The ’69 Kawasaki Mach III 500cc two-stroke triple: Wow! It was a watershed wunderbike back in the days when the Big Four had serious engineering, the kind that went way beyond Bold New Graphics. They were trying all kinds of mechanically wild and wonderful things then. It was a magnificent time to start a motorcycle riding career.
Nicknamed the Widowmaker for its tendency to wobble and wheelie, the Mach III was the fastest motorcycle of its era, its MSRP was under $1000, and it would whomp a Honda CB750 in a drag race. I know because I was there. I had a Honda 750 and my college compadre Keith had the Kawi triple. I had a 50% displacement advantage and that extra cylinder, but it was to no avail.
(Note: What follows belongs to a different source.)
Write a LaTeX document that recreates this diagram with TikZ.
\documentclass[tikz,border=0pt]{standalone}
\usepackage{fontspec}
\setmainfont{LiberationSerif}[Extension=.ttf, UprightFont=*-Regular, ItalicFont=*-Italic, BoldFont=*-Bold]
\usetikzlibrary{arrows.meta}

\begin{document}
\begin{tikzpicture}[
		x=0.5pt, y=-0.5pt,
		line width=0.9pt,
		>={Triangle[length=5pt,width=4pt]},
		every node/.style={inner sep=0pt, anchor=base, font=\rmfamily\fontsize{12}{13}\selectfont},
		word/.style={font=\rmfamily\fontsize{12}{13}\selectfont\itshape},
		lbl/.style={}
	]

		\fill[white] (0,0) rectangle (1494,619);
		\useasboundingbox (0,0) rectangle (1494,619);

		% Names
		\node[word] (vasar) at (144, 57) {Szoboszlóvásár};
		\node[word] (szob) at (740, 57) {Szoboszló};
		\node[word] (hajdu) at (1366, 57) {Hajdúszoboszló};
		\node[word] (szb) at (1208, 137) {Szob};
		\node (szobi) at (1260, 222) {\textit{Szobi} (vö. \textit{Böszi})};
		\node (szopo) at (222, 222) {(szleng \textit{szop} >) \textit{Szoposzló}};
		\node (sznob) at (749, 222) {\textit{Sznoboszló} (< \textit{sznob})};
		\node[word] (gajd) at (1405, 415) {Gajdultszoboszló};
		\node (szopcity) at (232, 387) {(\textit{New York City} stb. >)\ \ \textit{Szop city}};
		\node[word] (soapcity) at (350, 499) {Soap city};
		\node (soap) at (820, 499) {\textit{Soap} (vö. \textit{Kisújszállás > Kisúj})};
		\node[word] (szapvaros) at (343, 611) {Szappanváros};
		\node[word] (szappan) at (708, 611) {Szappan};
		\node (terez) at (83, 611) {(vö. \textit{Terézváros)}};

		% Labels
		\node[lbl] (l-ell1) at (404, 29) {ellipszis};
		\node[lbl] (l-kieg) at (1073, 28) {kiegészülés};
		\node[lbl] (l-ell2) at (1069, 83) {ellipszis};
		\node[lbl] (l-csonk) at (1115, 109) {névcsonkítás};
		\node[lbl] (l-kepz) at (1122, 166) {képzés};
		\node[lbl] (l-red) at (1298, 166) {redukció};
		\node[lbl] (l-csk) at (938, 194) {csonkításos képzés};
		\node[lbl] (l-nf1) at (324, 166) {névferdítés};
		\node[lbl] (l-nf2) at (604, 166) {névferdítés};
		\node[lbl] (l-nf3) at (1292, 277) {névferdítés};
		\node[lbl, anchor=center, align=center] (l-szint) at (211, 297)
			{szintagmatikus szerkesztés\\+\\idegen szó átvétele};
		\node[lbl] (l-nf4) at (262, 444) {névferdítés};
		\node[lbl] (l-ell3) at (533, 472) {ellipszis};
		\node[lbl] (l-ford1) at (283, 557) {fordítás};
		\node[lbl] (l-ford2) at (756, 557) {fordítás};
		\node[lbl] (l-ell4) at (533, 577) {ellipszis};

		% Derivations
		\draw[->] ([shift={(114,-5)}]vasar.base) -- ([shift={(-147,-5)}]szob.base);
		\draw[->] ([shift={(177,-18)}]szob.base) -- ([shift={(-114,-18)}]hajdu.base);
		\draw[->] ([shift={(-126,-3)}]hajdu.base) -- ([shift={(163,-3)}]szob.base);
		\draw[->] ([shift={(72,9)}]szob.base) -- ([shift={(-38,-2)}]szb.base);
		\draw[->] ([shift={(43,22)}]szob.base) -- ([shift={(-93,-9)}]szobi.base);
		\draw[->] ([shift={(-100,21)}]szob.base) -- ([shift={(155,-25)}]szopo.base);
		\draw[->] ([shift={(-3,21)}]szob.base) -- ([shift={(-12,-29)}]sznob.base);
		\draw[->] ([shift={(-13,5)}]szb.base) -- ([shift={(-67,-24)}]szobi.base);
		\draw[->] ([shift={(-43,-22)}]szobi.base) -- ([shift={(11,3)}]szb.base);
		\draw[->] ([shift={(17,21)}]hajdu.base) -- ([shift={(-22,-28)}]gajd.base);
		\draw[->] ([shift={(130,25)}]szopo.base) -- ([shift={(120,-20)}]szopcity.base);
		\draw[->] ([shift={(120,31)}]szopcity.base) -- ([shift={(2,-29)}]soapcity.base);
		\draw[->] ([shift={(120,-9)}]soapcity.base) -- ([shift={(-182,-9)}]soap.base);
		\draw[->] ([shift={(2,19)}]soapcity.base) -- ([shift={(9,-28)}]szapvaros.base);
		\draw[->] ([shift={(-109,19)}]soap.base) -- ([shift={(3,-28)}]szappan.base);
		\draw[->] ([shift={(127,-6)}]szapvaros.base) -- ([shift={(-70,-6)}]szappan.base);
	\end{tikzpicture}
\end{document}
Keith cleaned my clock at every light.
Good buddy Gobi Gresh is all gaga on these bikes, so I guess that’s what induced my heightened sensitivity to the topic of all things two-stroke triple. Yesterday morning a note arrived in my email from Motorcycle Classics (the gold standard of motorcycle magazines, in my opinion), and it mentioned an article on a Mach III restoration by Anders Carlson. I sent it on to Arjiu knowing his perverted puttster predilections, he told me the story was really good, and I read it. I agree. I’ve never met Mr. Carlson, but let me tell you, the man can write.
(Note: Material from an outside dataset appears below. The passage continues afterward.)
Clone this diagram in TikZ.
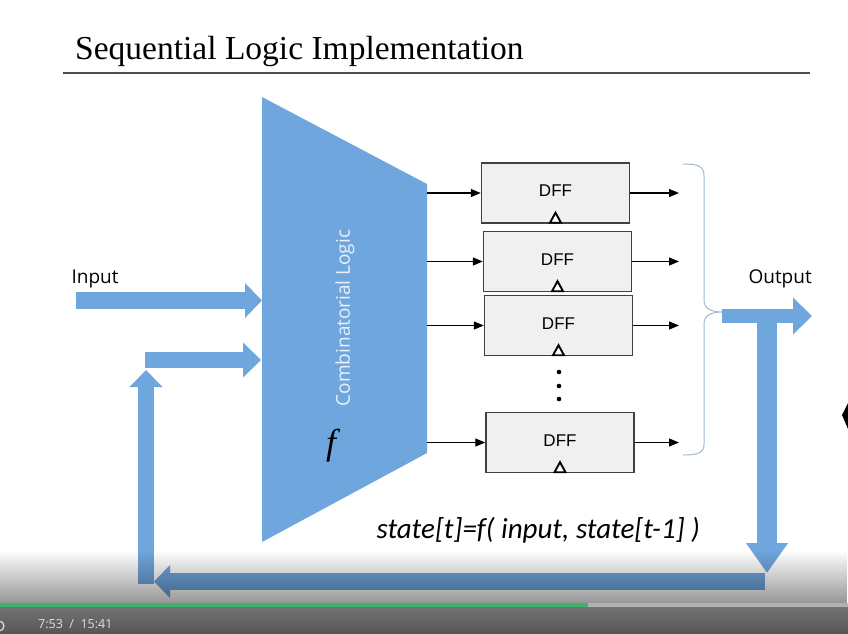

Truth be told, I never wanted a Kawasaki Triple back then in any of the four flavors (I believe that as the line grew, they offered a 250, a 350, the original 500, and a 750 version). Now, maybe having one would be cool. I’d be a better man, I think, if I owned one.
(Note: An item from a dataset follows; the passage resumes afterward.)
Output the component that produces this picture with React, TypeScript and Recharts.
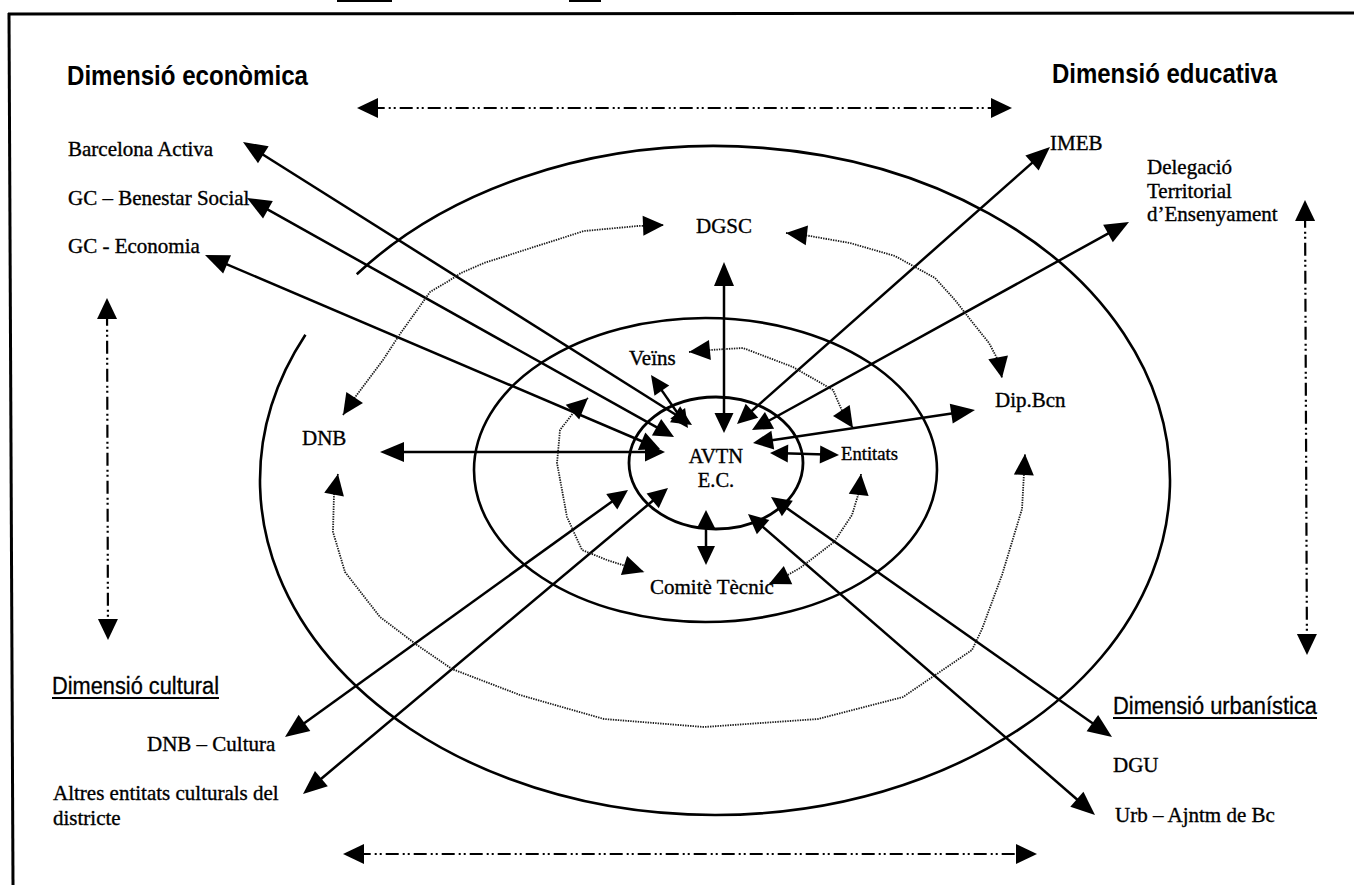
import React from "react";
import { ComposedChart, XAxis, YAxis, Line, Scatter, ReferenceLine, ReferenceArea } from "recharts";

const W = 1354;
const H = 885;

type Pt = { x: number; y: number };

// rings around AVTN (bounding boxes, page units)
const rings = [
  { id: "inner", x1: 629, x2: 803, y1: 397, y2: 529 },
  { id: "middle", x1: 474, x2: 937, y1: 318, y2: 622 },
  { id: "outer", x1: 260, x2: 1170, y1: 146, y2: 815 },
];
// break in the outer ring, upper left
const outerGap: Pt[] = [
  { x: 358, y: 275 },
  { x: 306, y: 335 },
];

// two-way links to the centre: outer tip -> inner tip
const radialLinks = [
  { label: "Barcelona Activa", x1: 243, y1: 142, x2: 692, y2: 425 },
  { label: "GC – Benestar Social", x1: 247, y1: 198, x2: 674, y2: 437 },
  { label: "GC - Economia", x1: 205, y1: 255, x2: 660, y2: 449 },
  { label: "DNB", x1: 380, y1: 452, x2: 665, y2: 452 },
  { label: "DGSC", x1: 724, y1: 262, x2: 724, y2: 433 },
  { label: "IMEB", x1: 1050, y1: 147, x2: 737, y2: 424 },
  { label: "Delegació", x1: 1129, y1: 222, x2: 752, y2: 430 },
  { label: "Dip.Bcn", x1: 975, y1: 410, x2: 753, y2: 443 },
  { label: "DNB – Cultura", x1: 285, y1: 737, x2: 628, y2: 490 },
  { label: "Altres entitats", x1: 303, y1: 794, x2: 668, y2: 488 },
  { label: "DGU", x1: 1112, y1: 737, x2: 771, y2: 497 },
  { label: "Urb", x1: 1095, y1: 815, x2: 748, y2: 514 },
];
const shortLinks = [
  { label: "Veïns", x1: 651, y1: 375, x2: 688, y2: 428 },
  { label: "Entitats", x1: 839, y1: 455, x2: 770, y2: 453 },
  { label: "Comitè Tècnic", x1: 706, y1: 565, x2: 706, y2: 510 },
];

// dash-dot arrows between the four dimensions
const dimensionLinks = [
  { id: "top", x1: 357, y1: 108, x2: 1012, y2: 108 },
  { id: "bottom", x1: 343, y1: 854, x2: 1037, y2: 854 },
  { id: "left", x1: 107, y1: 298, x2: 108, y2: 640 },
  { id: "right", x1: 1305, y1: 200, x2: 1307, y2: 655 },
];

// dotted flows between partners
const flowOuterTopLeft: Pt[] = [
  { x: 343, y: 415 }, { x: 353, y: 400 }, { x: 383, y: 360 }, { x: 400, y: 334 },
  { x: 430, y: 292 }, { x: 447, y: 282 }, { x: 461, y: 273 }, { x: 484, y: 263 },
  { x: 534, y: 247 }, { x: 584, y: 231 }, { x: 638, y: 226 }, { x: 664, y: 225 },
];
const flowOuterTopRight: Pt[] = [
  { x: 786, y: 233 }, { x: 804, y: 235 }, { x: 850, y: 243 }, { x: 895, y: 256 },
  { x: 935, y: 278 }, { x: 955, y: 300 }, { x: 969, y: 318 }, { x: 989, y: 343 },
  { x: 999, y: 362 }, { x: 1002, y: 378 },
];
const flowOuterBottom: Pt[] = [
  { x: 338, y: 474 }, { x: 334, y: 495 }, { x: 333, y: 532 }, { x: 345, y: 572 },
  { x: 380, y: 617 }, { x: 417, y: 645 }, { x: 452, y: 669 }, { x: 520, y: 695 },
  { x: 604, y: 719 }, { x: 704, y: 727 }, { x: 818, y: 719 }, { x: 903, y: 697 },
  { x: 972, y: 650 }, { x: 982, y: 629 }, { x: 1002, y: 575 }, { x: 1022, y: 509 },
  { x: 1025, y: 454 },
];
const flowInnerTop: Pt[] = [
  { x: 689, y: 352 }, { x: 710, y: 350 }, { x: 743, y: 348 }, { x: 793, y: 367 },
  { x: 833, y: 390 }, { x: 843, y: 413 }, { x: 853, y: 428 },
];
const flowInnerLeft: Pt[] = [
  { x: 588, y: 398 }, { x: 577, y: 408 }, { x: 560, y: 430 }, { x: 557, y: 463 },
  { x: 567, y: 517 }, { x: 582, y: 550 }, { x: 607, y: 560 }, { x: 644, y: 572 },
];
const flowInnerRight: Pt[] = [
  { x: 861, y: 474 }, { x: 859, y: 492 }, { x: 852, y: 515 }, { x: 834, y: 542 },
  { x: 800, y: 568 }, { x: 784, y: 577 }, { x: 769, y: 584 },
];

// text (x = start, y = baseline)
const titles = [
  { text: "Dimensió econòmica", x: 67, y: 85 },
  { text: "Dimensió educativa", x: 1052, y: 83 },
];
const dimensionNames = [
  { text: "Dimensió cultural", x: 52, y: 694 },
  { text: "Dimensió urbanística", x: 1113, y: 714 },
];
const partnerNames = [
  { text: "Barcelona Activa", x: 68, y: 156 },
  { text: "GC – Benestar Social", x: 68, y: 205 },
  { text: "GC - Economia", x: 68, y: 253 },
  { text: "IMEB", x: 1050, y: 150 },
  { text: "Delegació", x: 1147, y: 174 },
  { text: "Territorial", x: 1147, y: 198 },
  { text: "d’Ensenyament", x: 1147, y: 221 },
  { text: "DGSC", x: 696, y: 233 },
  { text: "Veïns", x: 629, y: 365 },
  { text: "DNB", x: 302, y: 445 },
  { text: "Dip.Bcn", x: 995, y: 407 },
  { text: "Comitè Tècnic", x: 650, y: 594 },
  { text: "DNB – Cultura", x: 147, y: 751 },
  { text: "Altres entitats culturals del", x: 53, y: 800 },
  { text: "districte", x: 53, y: 825 },
  { text: "DGU", x: 1113, y: 772 },
  { text: "Urb – Ajntm de Bc", x: 1115, y: 822 },
];
const coreNames = [
  { text: "AVTN", x: 716, y: 463 },
  { text: "E.C.", x: 716, y: 487 },
];
const smallNames = [{ text: "Entitats", x: 841, y: 460 }];

// frame and the scraps along the top edge
const frameEdges = [
  { id: "top", x1: 8, y1: 14, x2: 1354, y2: 13 },
  { id: "left", x1: 9, y1: 13, x2: 13, y2: 885 },
  { id: "mark1", x1: 337, y1: 1, x2: 392, y2: 1 },
  { id: "mark2", x1: 569, y1: 1, x2: 601, y2: 1 },
];

const fitWidth: Record<string, number> = {
  "Dimensió econòmica": 241,
  "Dimensió educativa": 225,
  "Dimensió cultural": 167,
  "Dimensió urbanística": 204,
  Entitats: 57,
};

const SERIF = "'Liberation Serif', 'Times New Roman', serif";
const SANS = "'Liberation Sans', Arial, sans-serif";
const INK = "#000";

function head(tx: number, ty: number, fx: number, fy: number, len: number, half: number) {
  const dx = tx - fx;
  const dy = ty - fy;
  const d = Math.hypot(dx, dy) || 1;
  const ux = dx / d;
  const uy = dy / d;
  const bx = tx - ux * len;
  const by = ty - uy * len;
  return `${tx},${ty} ${bx - uy * half},${by + ux * half} ${bx + uy * half},${by - ux * half}`;
}

const arrow = (outer: number[], inner: number[], dash?: string) => (p: any) => {
  const { x1, y1, x2, y2 } = p;
  const d = Math.hypot(x2 - x1, y2 - y1) || 1;
  const ux = (x2 - x1) / d;
  const uy = (y2 - y1) / d;
  const a = outer[0] * 0.7;
  const b = inner[0] * 0.7;
  return (
    <g>
      <line
        x1={x1 + ux * a}
        y1={y1 + uy * a}
        x2={x2 - ux * b}
        y2={y2 - uy * b}
        stroke={INK}
        strokeWidth={dash ? 2.2 : 2.5}
        strokeDasharray={dash}
      />
      <polygon points={head(x1, y1, x2, y2, outer[0], outer[1])} fill={INK} />
      <polygon points={head(x2, y2, x1, y1, inner[0], inner[1])} fill={INK} />
    </g>
  );
};

const ring = (box: typeof rings[number], gap?: Pt[]) => (p: any) => {
  const { x, y, width, height } = p;
  const rx = width / 2;
  const ry = height / 2;
  const cx = x + rx;
  const cy = y + ry;
  const sw = box.id === "inner" ? 2.8 : 2.6;
  if (!gap) return <ellipse cx={cx} cy={cy} rx={rx} ry={ry} fill="none" stroke={INK} strokeWidth={sw} />;
  const onRing = (q: Pt) => {
    const px = x + ((q.x - box.x1) / (box.x2 - box.x1)) * width;
    const py = y + ((q.y - box.y1) / (box.y2 - box.y1)) * height;
    const t = Math.atan2((py - cy) / ry, (px - cx) / rx);
    return { x: cx + rx * Math.cos(t), y: cy + ry * Math.sin(t) };
  };
  const s = onRing(gap[0]);
  const e = onRing(gap[1]);
  return (
    <path
      d={`M${s.x},${s.y} A${rx},${ry} 0 1 1 ${e.x},${e.y}`}
      fill="none"
      stroke={INK}
      strokeWidth={sw}
    />
  );
};

const flowTips = (series: Pt[]) => (p: any) => {
  const { cx, cy, index, points } = p;
  const last = series.length - 1;
  if (index !== 0 && index !== last) return <g key={`t${index}`} />;
  const nb = index === 0 ? 1 : last - 1;
  let fx = cx + (series[nb].x - series[index].x);
  let fy = cy + (series[nb].y - series[index].y);
  if (points && points[nb]) {
    fx = points[nb].x;
    fy = points[nb].y;
  }
  return <polygon key={`t${index}`} points={head(cx, cy, fx, fy, 21, 10)} fill={INK} />;
};

const textShape = (kind: "title" | "dimension" | "partner" | "core" | "small") => (p: any) => {
  const { cx, cy, payload } = p;
  const fit = fitWidth[payload.text];
  const common: any = {
    x: cx,
    y: cy,
    fill: INK,
    textLength: fit,
    lengthAdjust: fit ? "spacingAndGlyphs" : undefined,
  };
  if (kind === "title")
    return (
      <text {...common} fontFamily={SANS} fontWeight={700} fontSize={27}>
        {payload.text}
      </text>
    );
  if (kind === "dimension")
    return (
      <g>
        <text {...common} fontFamily={SANS} fontSize={23} stroke={INK} strokeWidth={0.3}>
          {payload.text}
        </text>
        <line x1={cx} y1={cy + 4} x2={cx + fit} y2={cy + 4} stroke={INK} strokeWidth={1.8} />
      </g>
    );
  const serif = { fontFamily: SERIF, stroke: INK, strokeWidth: 0.35 };
  if (kind === "core")
    return (
      <text {...common} {...serif} fontSize={20.5} textAnchor="middle">
        {payload.text}
      </text>
    );
  if (kind === "small")
    return (
      <text {...common} {...serif} fontSize={18}>
        {payload.text}
      </text>
    );
  return (
    <text {...common} {...serif} fontSize={21}>
      {payload.text}
    </text>
  );
};

const flows = [
  { id: "otl", data: flowOuterTopLeft },
  { id: "otr", data: flowOuterTopRight },
  { id: "ob", data: flowOuterBottom },
  { id: "it", data: flowInnerTop },
  { id: "il", data: flowInnerLeft },
  { id: "ir", data: flowInnerRight },
];

export default function App() {
  return (
    <div style={{ position: "absolute", left: 0, top: 0, width: W, height: H, background: "#fff" }}>
      <ComposedChart width={W} height={H} margin={{ top: 0, right: 0, bottom: 0, left: 0 }}>
        <XAxis type="number" dataKey="x" domain={[0, W]} hide allowDataOverflow />
        <YAxis type="number" dataKey="y" domain={[0, H]} reversed hide allowDataOverflow />

        {frameEdges.map((f) => (
          <ReferenceLine
            key={f.id}
            segment={[{ x: f.x1, y: f.y1 }, { x: f.x2, y: f.y2 }]}
            stroke={INK}
            strokeWidth={f.id.startsWith("mark") ? 2 : 3}
            ifOverflow="visible"
          />
        ))}

        {rings.map((r) => (
          <ReferenceArea
            key={r.id}
            x1={r.x1}
            x2={r.x2}
            y1={r.y1}
            y2={r.y2}
            ifOverflow="visible"
            shape={ring(r, r.id === "outer" ? outerGap : undefined)}
          />
        ))}

        {dimensionLinks.map((l) => (
          <ReferenceLine
            key={l.id}
            segment={[{ x: l.x1, y: l.y1 }, { x: l.x2, y: l.y2 }]}
            ifOverflow="visible"
            shape={arrow([21, 10], [21, 10], "13 4 2 3 2 4")}
          />
        ))}

        {radialLinks.map((l) => (
          <ReferenceLine
            key={l.label}
            segment={[{ x: l.x1, y: l.y1 }, { x: l.x2, y: l.y2 }]}
            ifOverflow="visible"
            shape={arrow([24, 10], [20, 9.5])}
          />
        ))}
        {shortLinks.map((l) => (
          <ReferenceLine
            key={l.label}
            segment={[{ x: l.x1, y: l.y1 }, { x: l.x2, y: l.y2 }]}
            ifOverflow="visible"
            shape={arrow([19, 9], [18, 9])}
          />
        ))}

        {flows.map((f) => (
          <Line
            key={f.id}
            data={f.data}
            dataKey="y"
            type="linear"
            stroke="#1a1a1a"
            strokeWidth={1.8}
            strokeDasharray="1.4 1.1"
            dot={flowTips(f.data)}
            activeDot={false}
            legendType="none"
            isAnimationActive={false}
          />
        ))}

        <Scatter data={titles} dataKey="y" shape={textShape("title")} isAnimationActive={false} />
        <Scatter data={dimensionNames} dataKey="y" shape={textShape("dimension")} isAnimationActive={false} />
        <Scatter data={partnerNames} dataKey="y" shape={textShape("partner")} isAnimationActive={false} />
        <Scatter data={coreNames} dataKey="y" shape={textShape("core")} isAnimationActive={false} />
        <Scatter data={smallNames} dataKey="y" shape={textShape("small")} isAnimationActive={false} />
      </ComposedChart>
    </div>
  );
}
I did my first international motorcycle ride ever with good buddy Keith back in the early ’70s. Keith rode his ferociously fast 500 triple and I rode my Honda 4 from central Jersey to Montreal. We were in high spirits, as might be expected. We were two young guys riding our bikes to Canada. Canada! It would almost be like going to another country! We were in engineering school back then, both of us were in Army ROTC, and it was a fun ride. We joked that folks might think we were draft dodgers, heading to Canada and all.
We swapped bikes for a while somewhere in Vermont and I thought the Kawasaki was downright painful. That bike could have been an enhanced interrogation tool before the term was invented. It felt like sitting a two-by-four plank. The 500 triple was fast in a digital sort of way (full on, or full off) and I didn’t care for it. My CB750 was a much more comfortable bike and it sounded the way I thought a motorcycle ought to. You know, like an Offenhauser. The Kawi sounded like a chain saw.
My buddy Peter had one of the Kawasaki 750 triples. I didn’t know him then, but he told me a story about that bike going into a high speed wobble coming down California’s Cajon Pass (the result being one pitched Peter with a broken shoulder that bothers him to this day). “I can’t tell you how many times I ran out of gas on that thing,” was his only other comment. I guess it liked fuel.
Still, the Kawi two-stroke triples are iconic bikes, and the Carlson article I mentioned above is a great read. If I was going to have a Kawi triple, it would be a white one with blue stripes (the original colors), just like Keith’s and the one you see in the photo above.